I ran out of weed in that Econolodge in Norfolk. The new improved Google Assistant proved itself demented, incompetent, or both in navigating me south from Ocean City, Maryland, so I relied on an old-fashioned Rand McNally Road Atlas to get me over to I-95 South at Elmira. The weather was gorgeous, and I figured to make South Of The Border for one final time, despite the mild unpleasantness of my last visit.
One of the reasons why I’m no longer inclined to drive around so much is the difficulty in obtaining a single smoking room for the night in a budget motel. Since that terrific room in Hershey, I haven’t been able to find a smoking room in a Motel 6, my old standby, so I don’t even bother with them anymore. So far, Econolodge seems to be the best bet. I couldn’t find a smoking room at any of my usual Jersey Shore haunts, so I didn’t bother going to the Shore at all. You don’t want my money, fine. I’ll go somewhere else. You don’t have to bake a cake for my big fat gay wedding.
I hooked onto I-95 South and slammed through North Carolina in a little over two hours without incident, largely owing to the fabulous weather, my copious helping of Cis-Gendered Heteronormative Patriarchal White Privilege, and the general absence of cops. I ducked into a Cracker Barrel for some coffee and meat about 32 miles before the South Carolina border, and I called South Of The Border to insure against any fuckery regarding a smoking room. I was glad I did.
Judging from the incomprehensible Ebonics dialect spoken, I surmised that I was dealing with the same two who had scammed me on a smoking room on the way north back in June. No one could possibly be so stupid as to hire more people who speak like that to deal with the public, especially tourists. After a lengthy runaround regarding beds and me constantly asking her to repeat herself, “In English, please,” she finally let out that they had no smoking rooms. “I knew that,” I said: “Fuck you, too.”
In keeping with the David Lynch theme of the trip, I took a room in an Econolodge on the outskirts of Lumberton, NC. I didn’t think Frank Booth would be a problem. It was a handicapped room on the first floor, a handicapped smoking room! It had this huge walk-in shower, the biggest single-user shower I’ve ever seen, with a versatile handheld shower head. I pulled the last 12-pack of PBR out of the trunk. I watched the Jack Reacher movie again and slept in perfect peace and tranquility.
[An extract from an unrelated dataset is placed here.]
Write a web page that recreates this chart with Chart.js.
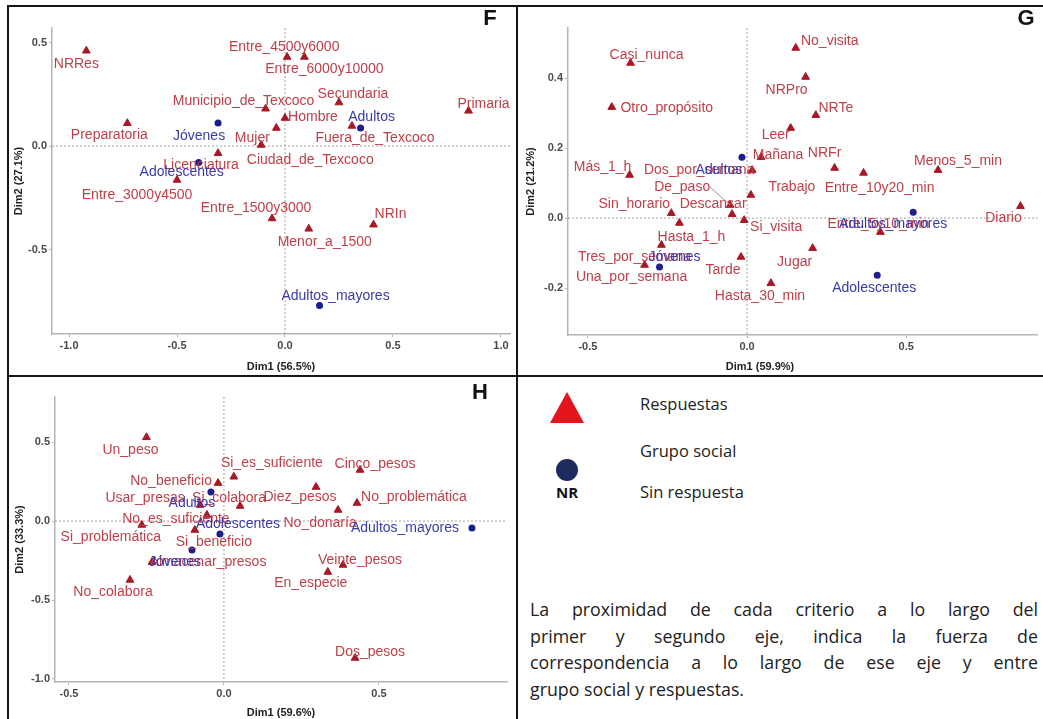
<!DOCTYPE html>
<html>
<head>
<meta charset="utf-8">
<script src="https://cdn.jsdelivr.net/npm/chart.js@4.4.1/dist/chart.umd.min.js"></script>
<style>
body { margin: 0; background: #fff; }
#wrap { position: relative; width: 1043px; height: 719px; overflow: hidden; background: #fff; }
.ln { position: absolute; background: #151515; }
canvas { position: absolute; }
.lg { position: absolute; font-family: "Open Sans", sans-serif; font-size: 16.5px; color: #222; line-height: 22px; }
.para { position: absolute; left: 530px; top: 596px; width: 508px; font-family: "Open Sans", sans-serif; font-size: 17.8px; color: #222; line-height: 26.7px; }
.para div { text-align: justify; text-align-last: justify; white-space: nowrap; }
.para div.last { text-align-last: left; }
</style>
</head>
<body>
<div id="wrap">
  <canvas id="chartF" width="507" height="368" style="left:9px;top:7px"></canvas>
  <canvas id="chartG" width="524" height="368" style="left:519px;top:7px"></canvas>
  <canvas id="chartH" width="507" height="342" style="left:9px;top:377px"></canvas>

  <div class="ln" style="left:7px;top:5px;width:1036px;height:2px"></div>
  <div class="ln" style="left:7px;top:5px;width:2px;height:714px"></div>
  <div class="ln" style="left:516px;top:5px;width:2px;height:714px"></div>
  <div class="ln" style="left:7px;top:375px;width:1036px;height:2px"></div>

  <div style="position:absolute;left:550px;top:392px;width:0;height:0;border-left:17px solid transparent;border-right:17px solid transparent;border-bottom:31px solid #e3141c"></div>
  <div style="position:absolute;left:556px;top:459px;width:22px;height:22px;border-radius:50%;background:#1e2b5e"></div>
  <div style="position:absolute;left:556px;top:482px;font-family:'Open Sans',sans-serif;font-weight:bold;font-size:15px;color:#111">NR</div>
  <div class="lg" style="left:640px;top:393px">Respuestas</div>
  <div class="lg" style="left:640px;top:440px">Grupo social</div>
  <div class="lg" style="left:640px;top:481px">Sin respuesta</div>

  <div class="para">
    <div>La proximidad de cada criterio a lo largo del</div>
    <div>primer y segundo eje, indica la fuerza de</div>
    <div>correspondencia a lo largo de ese eje y entre</div>
    <div class="last">grupo social y respuestas.</div>
  </div>
</div>

<script>
// ---- Panel F ----
const fRespNames = ["NRRes", "Preparatoria", "Licenciatura", "Entre_3000y4500", "Entre_4500y6000",
    "Entre_6000y10000", "Municipio_de_Texcoco", "Secundaria", "Hombre", "Fuera_de_Texcoco",
    "Mujer", "Ciudad_de_Texcoco", "Primaria", "Entre_1500y3000", "Menor_a_1500", "NRIn"];
const fRespX = [-0.92, -0.73, -0.31, -0.50, 0.01, 0.09, -0.09, 0.25, 0.00, 0.31, -0.04, -0.11, 0.85, -0.06, 0.11, 0.41];
const fRespY = [0.46, 0.11, -0.035, -0.164, 0.43, 0.43, 0.18, 0.21, 0.135, 0.097, 0.087, 0.005, 0.17, -0.35, -0.40, -0.38];
const fGrupoNames = ["Jóvenes", "Adolescentes", "Adultos", "Adultos_mayores"];
const fGrupoX = [-0.31, -0.40, 0.35, 0.16];
const fGrupoY = [0.111, -0.08, 0.087, -0.77];
const fXTicks = [-1.0, -0.5, 0.0, 0.5, 1.0];
const fYTicks = [-0.5, 0.0, 0.5];

// ---- Panel G ----
const gRespNames = ["Casi_nunca", "Otro_propósito", "No_visita", "NRPro", "NRTe", "Leer", "Mañana",
    "Dos_por_semana", "NRFr", "Menos_5_min", "Entre_10y20_min", "Más_1_h", "De_paso", "Trabajo",
    "Sin_horario", "Descansar", "Si_visita", "Hasta_1_h", "Tres_por_semana", "Una_por_semana",
    "Tarde", "Jugar", "Hasta_30_min", "Entre_5y10_min", "Diario"];
const gRespX = [-0.366, -0.425, 0.153, 0.184, 0.216, 0.137, 0.044, 0.016, 0.275, 0.60, 0.366, -0.369, -0.053,
    0.012, -0.238, -0.047, -0.009, -0.2125, -0.269, -0.322, -0.019, 0.206, 0.075, 0.419, 0.859];
const gRespY = [0.443, 0.317, 0.486, 0.403, 0.294, 0.257, 0.174, 0.137, 0.143, 0.137, 0.129, 0.123, 0.037,
    0.066, 0.014, 0.011, -0.006, -0.014, -0.077, -0.134, -0.111, -0.086, -0.186, -0.04, 0.034];
const gGrupoNames = ["Adultos", "Jóvenes", "Adolescentes", "Adultos_mayores"];
const gGrupoX = [-0.016, -0.275, 0.409, 0.522];
const gGrupoY = [0.174, -0.14, -0.163, 0.017];
const gXTicks = [-0.5, 0.0, 0.5];
const gYTicks = [-0.2, 0.0, 0.2, 0.4];

// ---- Panel H ----
const hRespNames = ["Un_peso", "Si_es_suficiente", "No_beneficio", "Usar_presas", "Si_colabora",
    "No_es_suficiente", "Si_problemática", "Si_beneficio", "Almacenar_presos", "No_colabora",
    "Diez_pesos", "No_donaría", "No_problemática", "Cinco_pesos", "Veinte_pesos", "En_especie", "Dos_pesos"];
const hRespX = [-0.25, 0.032, -0.019, -0.077, 0.052, -0.055, -0.265, -0.094, -0.232, -0.303,
    0.297, 0.368, 0.429, 0.439, 0.384, 0.335, 0.423];
const hRespY = [0.53, 0.28, 0.24, 0.101, 0.095, 0.038, -0.025, -0.057, -0.26, -0.373,
    0.215, 0.07, 0.114, 0.323, -0.278, -0.323, -0.867];
const hGrupoNames = ["Adultos", "Adolescentes", "Jóvenes", "Adultos_mayores"];
const hGrupoX = [-0.042, -0.013, -0.103, 0.80];
const hGrupoY = [0.184, -0.082, -0.184, -0.044];
const hXTicks = [-0.5, 0.0, 0.5];
const hYTicks = [-1.0, -0.5, 0.0, 0.5];

// label offsets in px (label centre relative to its point)
const fRespOff = [[-10,13],[-18,12],[-17,12],[-40,15],[-3,-10],[20,12],[-22,-8],[14,-8],[28,-1],[23,12],
    [-24,10],[49,15],[15,-7],[-16,-10],[16,13],[17,-11]];
const fGrupoOff = [[-19,13],[-17,10],[11,-11],[16,-9]];
const gRespOff = [[16,-8],[55,1],[34,-7],[-19,13],[20,-7],[-15,7],[17,-2],[-53,0],[-10,-15],[20,-9],[16,15],
    [-27,-8],[-48,-18],[41,-8],[-37,-9],[-19,-10],[32,7],[12,14],[-27,12],[-13,12],[-18,13],[-18,14],
    [-11,13],[-2,-8],[-17,12]];
const gGrupoOff = [[-23,13],[15,-10],[-3,13],[-20,12]];
const hRespOff = [[-16,13],[38,-14],[-47,-2],[-55,-7],[-11,-8],[-31,4],[-31,12],[19,12],[56,0],[-17,12],
    [-16,10],[-18,13],[57,-6],[15,-6],[17,-5],[-17,11],[15,-6]];
const hGrupoOff = [[-19,11],[18,-10],[-17,12],[-67,0]];
const gSegments = ["De_paso"];

const RED = "#a81825";
const RED_TXT = "#bd3f49";
const BLUE = "#1a1f8c";
const BLUE_TXT = "#3a3aa8";
const FONT = '"Liberation Sans", Arial, sans-serif';

const panelPlugin = {
    id: "panel",
    beforeDatasetsDraw(chart, args, opts) {
        const { ctx, chartArea, scales } = chart;
        const x0 = scales.x.getPixelForValue(0);
        const y0 = scales.y.getPixelForValue(0);
        ctx.save();
        ctx.strokeStyle = "#a0a0a0";
        ctx.lineWidth = 1;
        ctx.setLineDash([2, 2]);
        ctx.beginPath();
        ctx.moveTo(x0, chartArea.top);
        ctx.lineTo(x0, chartArea.bottom);
        ctx.moveTo(chartArea.left, y0);
        ctx.lineTo(chartArea.right, y0);
        ctx.stroke();
        ctx.restore();
    },
    afterDatasetsDraw(chart, args, opts) {
        const { ctx, chartArea } = chart;
        ctx.save();
        ctx.font = "14px " + FONT;
        ctx.textAlign = "center";
        ctx.textBaseline = "middle";
        chart.data.datasets.forEach((ds, i) => {
            const meta = chart.getDatasetMeta(i);
            meta.data.forEach((pt, j) => {
                const lx = pt.x + ds.offsets[j][0];
                const ly = pt.y + ds.offsets[j][1];
                if ((opts.segments || []).includes(ds.names[j])) {
                    const w = ctx.measureText(ds.names[j]).width;
                    ctx.strokeStyle = "#999";
                    ctx.lineWidth = 1;
                    ctx.beginPath();
                    ctx.moveTo(lx + w / 2, ly);
                    ctx.lineTo(pt.x, pt.y);
                    ctx.stroke();
                }
                ctx.fillStyle = ds.labelColor;
                ctx.fillText(ds.names[j], lx, ly);
            });
        });

        ctx.fillStyle = "#111";
        ctx.font = "bold 22px " + FONT;
        ctx.fillText(opts.letter, opts.letterX, opts.letterY);

        ctx.fillStyle = "#222";
        ctx.font = "bold 11px " + FONT;
        const tx = opts.xTitleX !== undefined ? opts.xTitleX : (chartArea.left + chartArea.right) / 2;
        ctx.fillText(opts.xTitle, tx, opts.xTitleY);
        ctx.translate(opts.yTitleX, (chartArea.top + chartArea.bottom) / 2);
        ctx.rotate(-Math.PI / 2);
        ctx.fillText(opts.yTitle, 0, 0);
        ctx.restore();
    }
};

function axis(min, max, ticks, fitFn) {
    return {
        type: "linear",
        min: min,
        max: max,
        afterFit: fitFn,
        afterBuildTicks: s => { s.ticks = ticks.map(v => ({ value: v })); },
        ticks: {
            font: { family: FONT, weight: "bold", size: 11 },
            color: "#4a4a4a",
            padding: 2,
            callback: v => Number(v).toFixed(1)
        },
        grid: { display: true, drawOnChartArea: false, tickLength: 3, color: "#b5b5b5" },
        border: { display: true, color: "#b5b5b5", width: 1.5 }
    };
}

function makePanel(id, p) {
    const ctx = document.getElementById(id);
    new Chart(ctx, {
        type: "scatter",
        data: {
            datasets: [{
                names: p.respNames,
                offsets: p.respOff,
                labelColor: RED_TXT,
                data: p.respX.map((v, i) => ({ x: v, y: p.respY[i] })),
                pointStyle: "triangle",
                pointRadius: 4.5,
                backgroundColor: RED,
                borderColor: RED,
                borderWidth: 1
            }, {
                names: p.grupoNames,
                offsets: p.grupoOff,
                labelColor: BLUE_TXT,
                data: p.grupoX.map((v, i) => ({ x: v, y: p.grupoY[i] })),
                pointStyle: "circle",
                pointRadius: 3.5,
                backgroundColor: BLUE,
                borderColor: BLUE,
                borderWidth: 0
            }]
        },
        options: {
            responsive: false,
            animation: false,
            devicePixelRatio: 1,
            layout: { padding: { top: p.padTop, right: p.padRight, left: 0, bottom: 0 } },
            plugins: {
                legend: { display: false },
                tooltip: { enabled: false },
                panel: p.panel
            },
            scales: {
                x: axis(p.xMin, p.xMax, p.xTicks, s => { s.height = p.xH; }),
                y: axis(p.yMin, p.yMax, p.yTicks, s => { s.width = p.yW; })
            }
        },
        plugins: [panelPlugin]
    });
}

makePanel("chartF", {
    respNames: fRespNames, respX: fRespX, respY: fRespY, respOff: fRespOff,
    grupoNames: fGrupoNames, grupoX: fGrupoX, grupoY: fGrupoY, grupoOff: fGrupoOff,
    xTicks: fXTicks, yTicks: fYTicks,
    xMin: -1.079, xMax: 1.042, yMin: -0.908, yMax: 0.570,
    padTop: 21, padRight: 6, xH: 41, yW: 43,
    panel: { letter: "F", letterX: 481, letterY: 12, xTitle: "Dim1 (56.5%)", xTitleY: 360,
             yTitle: "Dim2 (27.1%)", yTitleX: 10 }
});

makePanel("chartG", {
    respNames: gRespNames, respX: gRespX, respY: gRespY, respOff: gRespOff,
    grupoNames: gGrupoNames, grupoX: gGrupoX, grupoY: gGrupoY, grupoOff: gGrupoOff,
    xTicks: gXTicks, yTicks: gYTicks,
    xMin: -0.5625, xMax: 0.9125, yMin: -0.334, yMax: 0.543,
    padTop: 21, padRight: 3, xH: 40, yW: 49,
    panel: { letter: "G", letterX: 507, letterY: 12, xTitle: "Dim1 (59.9%)", xTitleX: 241, xTitleY: 360,
             yTitle: "Dim2 (21.2%)", yTitleX: 12, segments: gSegments }
});

makePanel("chartH", {
    respNames: hRespNames, respX: hRespX, respY: hRespY, respOff: hRespOff,
    grupoNames: hGrupoNames, grupoX: hGrupoX, grupoY: hGrupoY, grupoOff: hGrupoOff,
    xTicks: hXTicks, yTicks: hYTicks,
    xMin: -0.545, xMax: 0.913, yMin: -1.019, yMax: 0.785,
    padTop: 20, padRight: 9, xH: 37, yW: 46,
    panel: { letter: "H", letterX: 471, letterY: 16, xTitle: "Dim1 (59.6%)", xTitleY: 336,
             yTitle: "Dim2 (33.3%)", yTitleX: 11 }
});
</script>
</body>
</html>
I spent my last night on the road in a clean, serviceable Econolodge room in Brunswick, Georgia. The weather was turning bad, heavy squalls rolling across I-95, visibility zero. The next day, I got off the interstate at Yulee and hopped onto Route 301 to Gainesville. I knew it was a straight shot, I was just a little fuzzy on exactly where to turn into Gainesville, and the rain was coming down in blinding sheets. I could barely see the road. I asked Google Assistant how to get to Gainesville, and it led me on Mr. Toad’s Wild Ride through the back roads of North Central Florida. It took a two-and-a-half hour meandering ramble through five counties to cover the 92 miles between Yulee and home. Google Assistant was useless. Maybe that’s a good thing.
I’m done with America. There’s nothing more to see. Driving isn’t as much fun as it used to be, with the ongoing decline of basic courtesy, civility and the difficulty of finding a smoking room for the night. People no longer amuse me. I find them dull-witted and dangerous. Lynch has destroyed television. Everything after the third season of Twin Peaks looks vapid and phony. The only news worth following is the weather, and the reports are wrong about half the time. I’m so fucking bored right now that I might write a book. I’m thinking about a horror novel.